The Amazing Markbert
(10/06/03)
After reading the first two Harry Potter books, I was, as so many others (please excuse the pun) enchanted by the offbeat and whimsical story. I couldn't wait to rip into the next one.
After the third book, I was forced to mildly raise an eyebrow over the Time Turner; a veritable Pandora's Box of plot absurdity. I shrugged it off and waited.
After reading "Goblet of Fire" I was a bit disappointed. Well, more than a bit disappointed. The story was rendered absolute garbage by an ending that made little (if any) sense. I didn't know quite what to make of this... I thought, "Well, I absolutely loved the first two books, tolerated the third and abhorred the fourth. I know that this is directly related to the quality of each individual book so that would indicate a trend. Namely, a downward trend. Yikes. Let's hope she can right the ship."
So I waited.
And waited.
And waited some more.
I finally managed to get a hold of the new Harry Potter book and found that the downward trend had blossomed into a full death spiral. Now, after the two previous books, I was pretty-much expecting Rowling to prominently incorporate some nutty gimick to move the plot along and, boy, I did not go home disappointed. Time travel, morphing worm hole and now mind control.
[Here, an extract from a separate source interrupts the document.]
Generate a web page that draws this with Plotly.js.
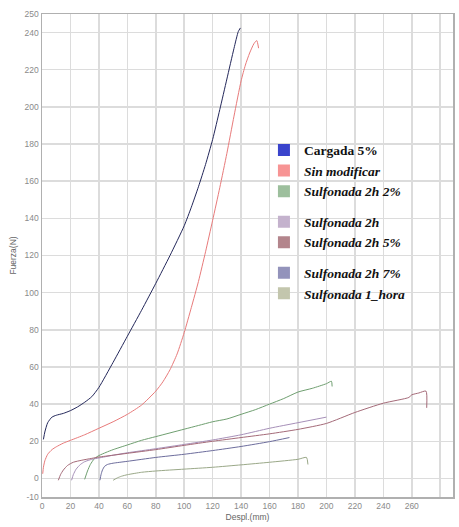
<!DOCTYPE html>
<html><head><meta charset="utf-8">
<script src="https://cdn.plot.ly/plotly-3.0.1.min.js"></script>
<style>html,body{margin:0;padding:0;background:#fff}#chart{width:459px;height:527px}</style>
</head><body><div id="chart"></div>
<script>
const seriesNames = ["Cargada 5%","Sin modificar","Sulfonada 2h 2%","Sulfonada 2h","Sulfonada 2h 5%","Sulfonada 2h 7%","Sulfonada 1_hora"];
const legendLabels = ["<b>Cargada 5%</b>","<b><i>Sin modificar</i></b>","<b><i>Sulfonada 2h 2%</i></b>","<b><i>Sulfonada 2h</i></b>","<b><i>Sulfonada 2h 5%</i></b>","<b><i>Sulfonada 2h 7%</i></b>","<b><i>Sulfonada 1_hora</i></b>"];
const legendGroups = ["g1","g1","g1","g2","g2","g3","g3"];

const cargadaX = [1,2,4,7,10,15,20,25,30,35,40,50,60,70,80,90,100,105,110,115,120,125,130,135,138,139.5];
const cargadaY = [21,25,30,33,34,35,36.5,38.5,41,44,49,62.5,76.5,90.5,105,120,136,146,157,169,182.5,198.5,215,231.5,240.5,242.5];

const sinX = [0.5,1,2,4,7,10,15,20,30,40,50,60,70,80,85,90,95,100,105,110,115,120,125,130,135,140,143,146,149,151,152.3];
const sinY = [2.5,6,9.5,13,15.5,17,19,20.5,23.5,27,30.5,34.5,39.5,47,52,58.5,67,78.5,92,106,122,139,156.5,175,195,214,222.5,229,234,235.7,231.6];

const s2h2X = [30,32,34,37,40,45,50,60,70,80,90,100,110,120,130,140,150,160,170,180,190,200,203.5,204];
const s2h2Y = [-0.5,4,7.5,10.8,12.3,14,15.5,18,20.5,22.5,24.5,26.5,28.5,30.5,32,34.5,37,40,43,46.5,48.5,51,52.3,49.5];

const s2hX = [20.8,22,24,27,30,35,40,50,60,80,100,120,140,160,180,200];
const s2hY = [-1,2,5,7.5,9,10.3,11,12.5,13.8,16,18.3,20.7,23.5,27,30,33];

const s2h5X = [11.5,13,15,18,22,28,35,40,50,60,80,100,120,140,160,180,200,220,240,258,260,265,270,270.5];
const s2h5Y = [-1,2,4.5,7,8.7,9.8,10.8,11.5,12.5,13.5,15.5,17.8,20,22,24,26.4,29.6,35.5,40.5,43.6,45,46,47,38];

const s2h7X = [40.7,41.5,42.5,44,46,50,60,80,100,120,140,160,174];
const s2h7Y = [-1,2,4.5,6.5,7.5,8.2,9.2,11.3,13,15,17.2,19.8,22];

const s1hX = [50,53,56,60,70,80,100,120,140,160,180,186,187];
const s1hY = [-1,0.3,1.2,2,3.3,4,5,6,7.3,8.7,10.3,11.3,7.5];

const xTicks = [0,20,40,60,80,100,120,140,160,180,200,220,240,260,290];
const yTicks = [-10,0,20,40,60,80,100,120,140,160,180,200,220,240,250];

const lineColors = ["#23275a","#e87a7a","#6f9f70","#a68fb8","#a46a78","#6c6c9c","#9aa888"];
const legendColors = ["#3a44cc","#f79494","#9dbf9d","#c4b2cd","#b3858c","#9393bb","#c3c6ad"];

const xs = [cargadaX,sinX,s2h2X,s2hX,s2h5X,s2h7X,s1hX];
const ys = [cargadaY,sinY,s2h2Y,s2hY,s2h5Y,s2h7Y,s1hY];

const traces = [];
for (let i = 0; i < xs.length; i++) {
  traces.push({type:'scatter', mode:'lines', x:xs[i], y:ys[i], name:seriesNames[i],
    line:{color:lineColors[i], width:1, shape:'spline', smoothing:0.6}, showlegend:false, hoverinfo:'skip'});
}
for (let i = 0; i < seriesNames.length; i++) {
  traces.push({type:'bar', x:[null], y:[null], name:legendLabels[i], legendgroup:legendGroups[i],
    marker:{color:legendColors[i]}, showlegend:true});
}

const layout = {
  width:459, height:527,
  margin:{l:42, r:6, t:14, b:30},
  paper_bgcolor:'#ffffff', plot_bgcolor:'#ffffff',
  showlegend:true,
  legend:{x:0.54, y:0.75, xanchor:'left', yanchor:'top', bgcolor:'rgba(0,0,0,0)',
    traceorder:'grouped', tracegroupgap:10, itemwidth:30,
    font:{family:'Liberation Serif, Times New Roman, serif', size:13.5, color:'#111'}},
  xaxis:{type:'linear', range:[0,289], tickvals:xTicks, ticktext:xTicks.map(String),
    showgrid:true, gridcolor:'#dcdcdc', gridwidth:1.5, zeroline:false,
    showline:true, linecolor:'#b0b0b0', linewidth:1.5, mirror:true, ticks:'',
    tickfont:{family:'Liberation Sans, Arial, sans-serif', size:8.5, color:'#8a8a8a'},
    minor:{tickvals:[280], showgrid:true, gridcolor:'#dcdcdc', gridwidth:1.5, ticks:''},
    title:{text:'Despl.(mm)', standoff:4, font:{family:'Liberation Sans, Arial, sans-serif', size:8.5, color:'#666'}}},
  yaxis:{type:'linear', range:[-10,250], tickvals:yTicks, ticktext:yTicks.map(String),
    showgrid:true, gridcolor:'#dcdcdc', gridwidth:1.5, zeroline:false,
    showline:true, linecolor:'#b0b0b0', linewidth:1.5, mirror:true, ticks:'',
    tickfont:{family:'Liberation Sans, Arial, sans-serif', size:8.5, color:'#8a8a8a'},
    title:{text:'Fuerza(N)', standoff:6, font:{family:'Liberation Sans, Arial, sans-serif', size:8.5, color:'#666'}}}
};

Plotly.newPlot('chart', traces, layout, {displayModeBar:false, staticPlot:true});
</script></body></html>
If I remember her comments about the problems with time travel correctly, this mind thingy probably made Davina throw her hands up in exasperation.
Shameless plot devices and logical inconsistencies aside, "Phoenix" was sub-par in every possible catagory. The pacing was herky-jerky, staggering and reeling between long-winded descriptions of the unimportant and sequences of rushed action like Ted Kennedy on St. Patty's Day. It went off on some very strange tangents and I haven't a clue as to what they were for. Granted, it might have served SOME purpose (perhaps some merchandising angle) but as far as I could tell, it certainly wasn't to forward this bi-polar tale.
What really ruined things for me was the direction Rowling decided to take with Harry's personality. Now I know that some may argue that this angst is a perfectly normal symptom of "Teenage-itis" and is, therefore, part of a realistic development but I would ask, "When is turning a three-dimensional character into a two-dimensional caricature of an adolescent a REALISTIC thing?" As I see things, you have good moods and you have bad moods. You laugh a bit. You cry a bit. You yell a bit. You... Well, you get the point. Anyway, becomming a teenager does make you angrier but certainly doesn't turn you into someone who forsakes all other modes of behavior. Unless, of course, it's accompanied by black depression and/or some very destructive behavior. I think this is a massive oversimplification of a complex, confusing time in life and given that many of her readers are themselves going through this stage, should have been treated with much, much more care.
Hmm.. Or perhaps the problem is perspective; that Rowling has forgotten what it was like to be that age. The way I figure it, the only people to whom it would appear that a teenager is ALWAYS angry is their parents. Maybe it's as simple as that?
This is getting way too long so I'll sum up: The quality of the stories are getting progressively worse, the plot devices are growing exponantially in their absurdity and the ploy of killing off inconsequential characters to manufacture drama was already used up in the fourth book. These facts combined with interviews that hint that the author feels "Phoenix" was her magnum opus and that she fancies herself a mixture of Roald Dahl and H.G. Wells leave me with a very bleak outlook on the furture of the Harry Potter franchise.